That changed this month when the Department of Health and Human Services released new guidance outlining a major overhaul of federal family planning programs, one that explicitly prioritizes childbirth over contraception and elevates “natural family planning” methods like period-tracking apps above far more effective options such as the birth control pill.

The policy shift represents the most serious executive effort to curb contraception in generations. The Trump administration is also poised to establish new regulations that would end further funding for Planned Parenthood chapters, according to officials familiar with the planning. Millions of Americans who rely on federally backed family planning services are likely to feel the consequences directly.

There is significant political risk attached to the move. Birth control remains overwhelmingly popular in the United States, with only 8 percent of Americans saying using contraception is morally wrong, according to Pew Research Center polling. More Americans object to drinking alcohol, getting a divorce or being extremely rich. Given this broad support, politicians have long been reluctant to target contraception directly.

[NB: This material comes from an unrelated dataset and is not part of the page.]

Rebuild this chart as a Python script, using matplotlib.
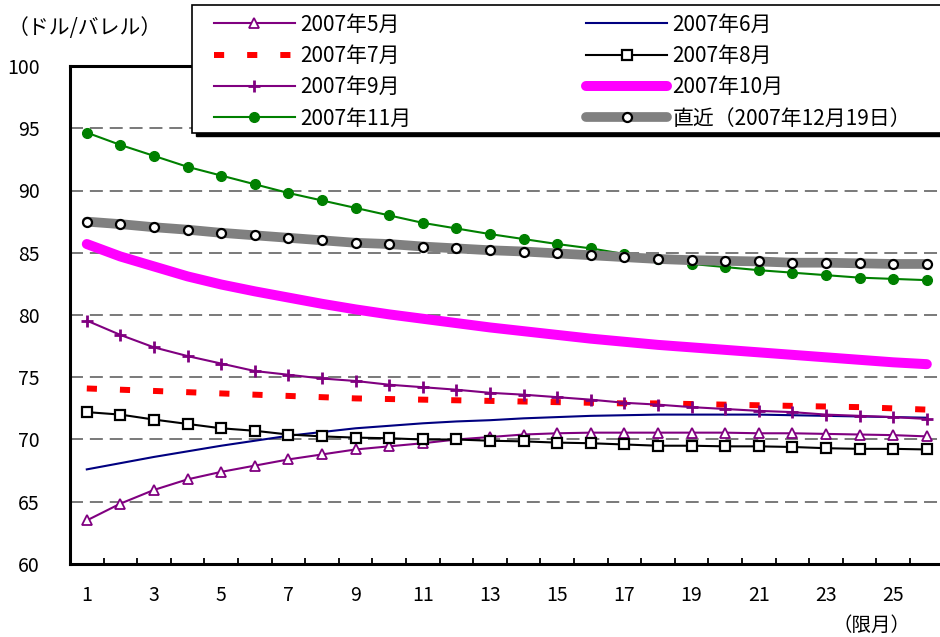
import matplotlib
matplotlib.use("Agg")
import matplotlib.pyplot as plt
from matplotlib.patches import Rectangle

plt.rcParams['font.family'] = ['Noto Sans CJK JP', 'DejaVu Sans']

months = list(range(1, 27))
may = [63.5, 64.85, 65.95, 66.8, 67.4, 67.9, 68.4, 68.8, 69.2, 69.45, 69.7, 70.0, 70.2,
       70.4, 70.5, 70.55, 70.55, 70.55, 70.55, 70.55, 70.5, 70.5, 70.45, 70.4, 70.35, 70.25]
jun = [67.6, 68.1, 68.6, 69.05, 69.5, 69.9, 70.3, 70.6, 70.9, 71.1, 71.3, 71.45, 71.55,
       71.7, 71.8, 71.9, 71.95, 72.0, 72.0, 72.0, 72.0, 71.95, 71.9, 71.85, 71.8, 71.75]
jul = [74.1, 74.0, 73.9, 73.8, 73.7, 73.6, 73.5, 73.4, 73.3, 73.25, 73.2, 73.15, 73.1,
       73.05, 73.0, 72.95, 72.9, 72.9, 72.85, 72.8, 72.75, 72.7, 72.65, 72.6, 72.5, 72.4]
aug = [72.2, 72.0, 71.6, 71.25, 70.9, 70.7, 70.4, 70.25, 70.15, 70.1, 70.0, 70.0, 69.9,
       69.85, 69.75, 69.7, 69.6, 69.5, 69.5, 69.45, 69.45, 69.4, 69.3, 69.25, 69.25, 69.2]
sep = [79.55, 78.4, 77.4, 76.7, 76.1, 75.5, 75.2, 74.9, 74.7, 74.4, 74.2, 74.0, 73.75,
       73.6, 73.4, 73.2, 72.95, 72.8, 72.6, 72.45, 72.3, 72.2, 72.0, 71.9, 71.8, 71.65]
octo = [85.7, 84.7, 83.9, 83.1, 82.45, 81.9, 81.4, 80.9, 80.45, 80.05, 79.7, 79.35, 79.0,
        78.7, 78.4, 78.1, 77.85, 77.6, 77.4, 77.2, 77.0, 76.8, 76.6, 76.4, 76.2, 76.05]
nov = [94.65, 93.66, 92.78, 91.9, 91.2, 90.5, 89.8, 89.2, 88.6, 88.0, 87.4, 86.95, 86.5,
       86.1, 85.7, 85.35, 84.9, 84.5, 84.1, 83.85, 83.6, 83.4, 83.2, 83.0, 82.9, 82.8]
latest = [87.5, 87.3, 87.05, 86.85, 86.6, 86.4, 86.2, 86.0, 85.8, 85.7, 85.5, 85.35, 85.2,
          85.1, 84.95, 84.8, 84.65, 84.5, 84.4, 84.35, 84.3, 84.2, 84.2, 84.15, 84.1, 84.1]

labels = ['2007年5月', '2007年6月', '2007年7月', '2007年8月', '2007年9月',
          '2007年10月', '2007年11月', '直近（2007年12月19日）']
y_ticks = [60, 65, 70, 75, 80, 85, 90, 95, 100]
x_tick_labels = list(range(1, 26, 2))

W, H = 940, 637
fig = plt.figure(figsize=(W / 100, H / 100), dpi=100)
ax = fig.add_axes([70 / W, (H - 564) / H, 873.6 / W, 498 / H])

purple = '#800080'
h = {}
h['may'], = ax.plot(months, may, color=purple, lw=1.5, marker='^', ms=7, mfc='white',
                    mec=purple, mew=1.3, label=labels[0])
h['jun'], = ax.plot(months, jun, color='#000080', lw=1.5, label=labels[1])
h['jul'], = ax.plot(months, jul, color='#ff0000', lw=4.3, dashes=(1.7, 3.85),
                    dash_capstyle='butt', label=labels[2])
h['aug'], = ax.plot(months, aug, color='black', lw=1.5, marker='s', ms=7, mfc='white',
                    mec='black', mew=1.6, label=labels[3])
h['sep'], = ax.plot(months, sep, color=purple, lw=1.5, marker='+', ms=9, mew=2.0,
                    label=labels[4])
h['oct'], = ax.plot(months, octo, color='#ff00ff', lw=7.2, solid_capstyle='round',
                    label=labels[5])
h['nov'], = ax.plot(months, nov, color='#008000', lw=1.5, marker='o', ms=7,
                    mfc='#008000', mec='#008000', label=labels[6])
h['lat'], = ax.plot(months, latest, color='#808080', lw=7, marker='o', ms=6.5,
                    mfc='white', mec='black', mew=1.6, solid_capstyle='round',
                    label=labels[7])

ax.set_xlim(0.5, 26.5)
ax.set_ylim(60, 100)
ax.set_yticks(y_ticks)
ax.set_yticklabels([str(v) for v in y_ticks])
ax.set_xticks(x_tick_labels)
ax.set_xticklabels([str(v) for v in x_tick_labels])
ax.set_xticks([i + 0.5 for i in range(0, 27)], minor=True)
ax.tick_params(axis='y', length=0, pad=22, labelsize=14)
ax.tick_params(axis='x', which='major', length=0, pad=15, labelsize=14)
ax.tick_params(axis='x', which='minor', direction='in', length=4.5, width=1.3)

for yv in [65, 70, 75, 80, 85, 90, 95]:
    ax.axhline(yv, color='#555555', lw=1.1, dashes=(8.5, 4.5), zorder=0)

for s in ['left', 'bottom', 'top']:
    ax.spines[s].set_linewidth(2.2)
ax.spines['right'].set_visible(False)

# legend frame with shadow (figure pixels)
lx0, ly0, lx1, ly1 = 192, 5, 946, 133
fig.patches.append(Rectangle(((lx0 + 4) / W, (H - ly1 - 3) / H), (lx1 - lx0) / W,
                             (ly1 - ly0) / H, transform=fig.transFigure,
                             facecolor='black', edgecolor='black', zorder=5))
fig.patches.append(Rectangle((lx0 / W, (H - ly1) / H), (lx1 - lx0) / W,
                             (ly1 - ly0) / H, transform=fig.transFigure,
                             facecolor='white', edgecolor='black', lw=1.2, zorder=6))

order = ['may', 'jul', 'sep', 'nov', 'jun', 'aug', 'oct', 'lat']
leg = fig.legend([h[k] for k in order], [h[k].get_label() for k in order],
                 loc='upper left', bbox_to_anchor=(199 / W, 1 + 1 / H), ncol=2,
                 frameon=False, fontsize=15, handlelength=3.9, handletextpad=0.25,
                 columnspacing=8.4, labelspacing=0.45, numpoints=1, borderpad=0.2)
leg.set_zorder(7)

fig.text(8 / W, 1 - 28 / H, '（ドル/バレル）', fontsize=15, ha='left', va='center')
fig.text(872 / W, 1 - 625 / H, '（限月）', fontsize=14, ha='center', va='center')

fig.savefig('out.png', dpi=100)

So what changed? The unwieldy political coalition that sent President Donald Trump back to the White House in 2024 is clamoring for action. An alliance of MAHA adherents, social conservatives and pronatalists have all, for different reasons, become eager to go after birth control. With Trump sinking in the polls and his coalition fracturing, he may be seeking to deliver for his core supporters.

A New Front in the Culture War

The administration’s move signals a major transformation in America’s culture war. Contraception has gone from being politically untouchable to a real target on the right, a shift that would have been nearly unimaginable even a few years ago. Since the Food and Drug Administration approved the birth control pill in 1960, a broad consensus had held that access to contraception was settled law and settled politics.

Whether the policy succeeds or fails in court, the political signal is unmistakable. The new HHS guidance prioritizes “natural family planning” methods like fertility tracking apps over hormonal contraception, a preference rooted in the views of social conservatives who oppose most forms of artificial birth control. Pronatalists, who advocate for higher birth rates, see the policy as a way to reverse declining fertility, while MAHA adherents have amplified skepticism about hormonal contraceptives and their side effects.

For millions of Americans who depend on federal family planning programs, the practical impact could be immediate and severe. The policy shift, combined with the planned defunding of Planned Parenthood chapters, threatens to reduce access to the most reliable forms of contraception for low-income women and families. The coming months will test whether the political coalition demanding these changes can withstand the backlash from a public that has consistently shown it does not want to see birth control restricted.